The lobby showcases UF’s three national championship trophies under a massive video board. The athlete lounge has a barbershop — the chairs’ material is designed to look like alligator skin — and virtual reality room. The pool outside wouldn’t look out of place at a nice resort.
Every part of the complex delivers a powerful message to prospects and the sport as a whole.
“I think the word ‘commitment’ is probably what resonates most about this facility,” said Chip Howard, UF’s executive associate athletics director for internal affairs.
At least one former coach (McElwain) publicly questioned whether that commitment existed. There are no questions now.

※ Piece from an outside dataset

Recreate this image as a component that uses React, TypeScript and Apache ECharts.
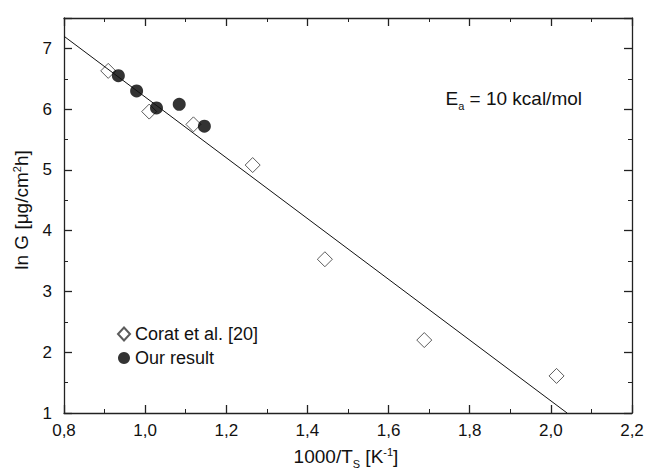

The Gators hired Napier’s army to fill out an Alabama-inspired organizational chart. They boosted the salary pool with a trio of million-dollar assistants. And now they have a state-of-the-art building to house every analyst, nutritionist and recruiting director.
UF still has work to do. A major renovation to Ben Hill Griffin Stadium should be next. UF must stay competitive in the name, image and likeness market.
But the Gators have everything they need to be great again. The off-field staff and facility might not be the biggest or best in the nation, but they’re not far behind. The only thing richer than UF’s recruiting footprint is the SEC revenue stream.
Hocke is right. The excuses that have hovered around the program are gone.
With the opening of the Heavener Football Training Center, Napier and the Gators finally have a home befitting their championship history. It’s up to them to prove they deserve it.